There is evidence that the Jesus miracle acts really happened, so it's not unreasonable to believe it.
But you miss the point.
I am not claiming that the Jesus story is made up.
I am claiming that the story being a made-up fiction is certainly a possibility for which believers have a burden to counter.
It remains possible that it's just a made up story.
One might reason that it's made up, based on the premise that anything containing miracle claims probably is made up, which you can make an argument for. But it's also a reasonable possibility that the Jesus story is true, because there is no evidence that it was "made up" -- in contrast to most miracle legends for which we have evidence that they were made up -- and there are extra sources attesting to the Jesus miracle events.
So, even if most miracle claims are unreasonable because the stories were obviously made up, the Jesus case is at least one exception to this rule.
There is an advantage to it being a made-up story in that we would not have to rewrite any of the laws of the universe in order to explain it.
No, it would not likely require that the "laws of the universe" be rewritten. But it might require a rewriting or revision of some textbooks.
The part that would have to be rewritten, or revised or reinterpreted, would be those parts of "science" which say that miracle events are proven to be impossible, or are by definition impossible. But good science does not make arrogant claims like this. Good science leaves it open and just says we don't know, and that one has to be skeptical of all such claims.
But further, there is no evidence that the Jesus miracle stories were made up, so the only reason to consider them to be made up is the fundamental premise that miracle events can never happen. This is really the only argument against the Jesus miracle claims.
There may be good reason to doubt certain miracle elements in the gospel accounts, or consider some of it as a result of mythologizing, but this is not evidence that the entire miracle narrative is made up. Rather, the existence of some mythologizing, especially later legend-building such as we see in the 2nd- and 3rd-century apocryphal gospels, is an indication that there must have been an original early legend based on real events that happened in fact and which served as a starting point to which later fictions became attached.
I.e., there had to be something real in the first place for the later legends to build on. And the best possibility of this real something is the basic healing miracles, which easily explains how Jesus became deified so quickly, and also the resurrection. With this basic beginning, we can see how the mythologizing process easily got started. But without this as the beginning point, there is no explanation as to how the original myth-making process got started.
(I know some posters here have pretended to offer an explanation, but their scenarios make no sense.)
I have not said anything about what anyone else should hold as a position.
Can anyone say to another what they should believe or hold as a position or claim is the truth? Should no one ever judge what another thinks, or suggest it's wrong to believe that or to think that?
At a certain point it is OK to accuse another of having an unreasonable belief, if the belief comes into the discussion. In the case of miracle claims, the believer has a certain obligation to give a legitimate reason for believing it.

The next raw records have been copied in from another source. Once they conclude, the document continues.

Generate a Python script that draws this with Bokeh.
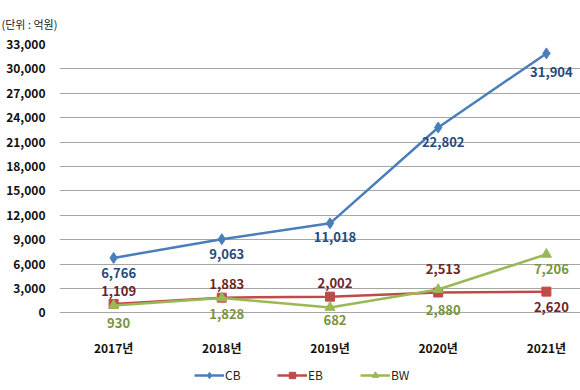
from bokeh.plotting import figure
from bokeh.models import Range1d, FixedTicker, Legend, LegendItem, ColumnDataSource, NumeralTickFormatter
from bokeh.embed import file_html
from bokeh.resources import INLINE
from bokeh.core.properties import value

years = ["2017년", "2018년", "2019년", "2020년", "2021년"]
cb = [6766, 9063, 11018, 22802, 31904]
eb = [1109, 1883, 2002, 2513, 2620]
bw = [930, 1828, 682, 2880, 7206]
y_ticks = [0, 3000, 6000, 9000, 12000, 15000, 18000, 21000, 24000, 27000, 30000, 33000]

# label placement (styling): pixel offsets for data labels
cb_dy = [15, 15, 14, 15, 19]
eb_dy = [-13, -14, -14, -24, 15]
bw_dy = [18, 16, 13, 20, 15]

FONT = "Noto Sans CJK KR"
x = list(range(len(years)))

PX = 33000 / 270.0  # data units per pixel on the value axis

p = figure(width=580, height=390, output_backend="svg", toolbar_location=None,
           x_range=Range1d(-0.5, -0.5 + 521 / 108.2),
           y_range=Range1d(-78 * PX, 33000),
           min_border_left=59, min_border_right=0, min_border_top=42, min_border_bottom=0)
p.outline_line_color = None
p.background_fill_color = "white"
p.border_fill_color = "white"

p.title.text = "(단위 : 억원)"
p.title.text_font = FONT
p.title.text_font_size = "11px"
p.title.text_font_style = "normal"
p.title.text_color = "#222222"
p.title.align = "left"
p.title.offset = -58
p.title.standoff = 26

# axes
p.yaxis.ticker = FixedTicker(ticks=y_ticks)
p.yaxis.formatter = NumeralTickFormatter(format="0,0")
p.yaxis.axis_line_color = None
p.yaxis.major_tick_line_color = None
p.yaxis.minor_tick_line_color = None
p.yaxis.major_tick_out = 0
p.yaxis.minor_tick_out = 0
p.yaxis.major_label_standoff = 14
p.yaxis.major_label_text_font = FONT
p.yaxis.major_label_text_font_size = "12px"
p.yaxis.major_label_text_font_style = "bold"
p.yaxis.major_label_text_color = "#111111"

p.xaxis.fixed_location = -23 * PX
p.xaxis.ticker = FixedTicker(ticks=x)
p.xaxis.major_label_overrides = {i: y for i, y in enumerate(years)}
p.xaxis.axis_line_color = None
p.xaxis.major_tick_line_color = None
p.xaxis.minor_tick_line_color = None
p.xaxis.major_tick_out = 0
p.xaxis.minor_tick_out = 0
p.xaxis.major_label_standoff = 3
p.xaxis.major_label_text_font = FONT
p.xaxis.major_label_text_font_size = "12px"
p.xaxis.major_label_text_font_style = "bold"
p.xaxis.major_label_text_color = "#111111"

p.xgrid.grid_line_color = None
p.ygrid.ticker = FixedTicker(ticks=y_ticks)
p.ygrid.grid_line_color = "#A6A6A6"
p.ygrid.grid_line_width = 1.2

series = [
    ("CB", cb, "#4A7EBB", "diamond", 11, "#254A7C", cb_dy),
    ("EB", eb, "#BE4B48", "square", 9, "#6B2525", eb_dy),
    ("BW", bw, "#98B954", "triangle", 10, "#77933C", bw_dy),
]

items = []
for name, vals, col, mk, size, lcol, dys in series:
    src = ColumnDataSource(dict(x=x, y=vals, lbl=[f"{v:,}" for v in vals], dy=dys))
    ln = p.line("x", "y", source=src, line_color=col, line_width=2.5)
    sc = p.scatter("x", "y", source=src, marker=mk, size=size, fill_color=col, line_color=col)
    p.text("x", "y", text="lbl", source=src, y_offset="dy", x_offset=5,
           text_align="center", text_baseline="middle",
           text_font=value(FONT), text_font_size="13px", text_font_style="bold",
           text_color=lcol)
    items.append(LegendItem(label=name, renderers=[ln, sc]))

legend = Legend(items=items, orientation="horizontal", location=(135, 7),
                glyph_width=30, glyph_height=16, label_height=16,
                label_standoff=1, spacing=32, padding=0, margin=0,
                border_line_color=None, background_fill_alpha=0,
                label_text_font=FONT, label_text_font_size="12px",
                label_text_color="#222222")
p.add_layout(legend, "center")

open("out.html", "w").write(file_html(p, INLINE))
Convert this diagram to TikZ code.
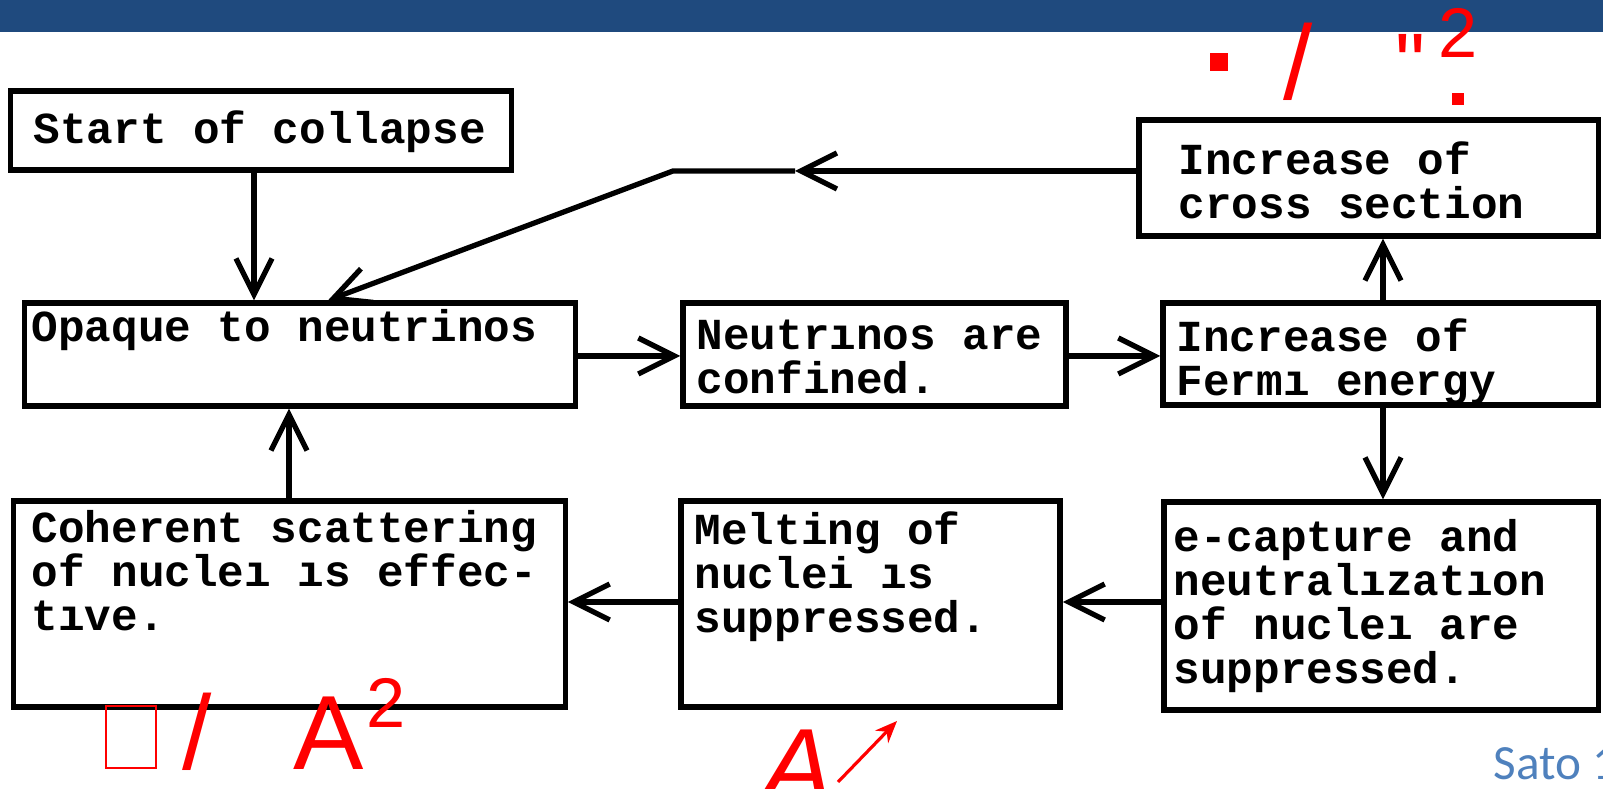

It's appropriate to criticize it as unreasonable if the believer claims it's true but there is no evidence that the miracle event ever really happened. That it's taught by some religion is not evidence that it's true. If a believer insists that this miracle happened only because his religion teaches it, but there is no evidence that it really ever happened, then this is unreasonable and it's OK to judge that as an unreasonable belief or criticize it as unreasonable.
The Jesus miracle acts are not in this category, because there is evidence that they happened. So instead of criticizing this as being an unreasonable belief, one can only say that the evidence is not strong enough as to require every reasonable person to believe it. There is an element of uncertainty which leaves it in doubt as to what really happened. But that the event really happened is one reasonable possibility.
But this cannot be said for most miracle claims, because there is no evidence for them, or virtually no evidence.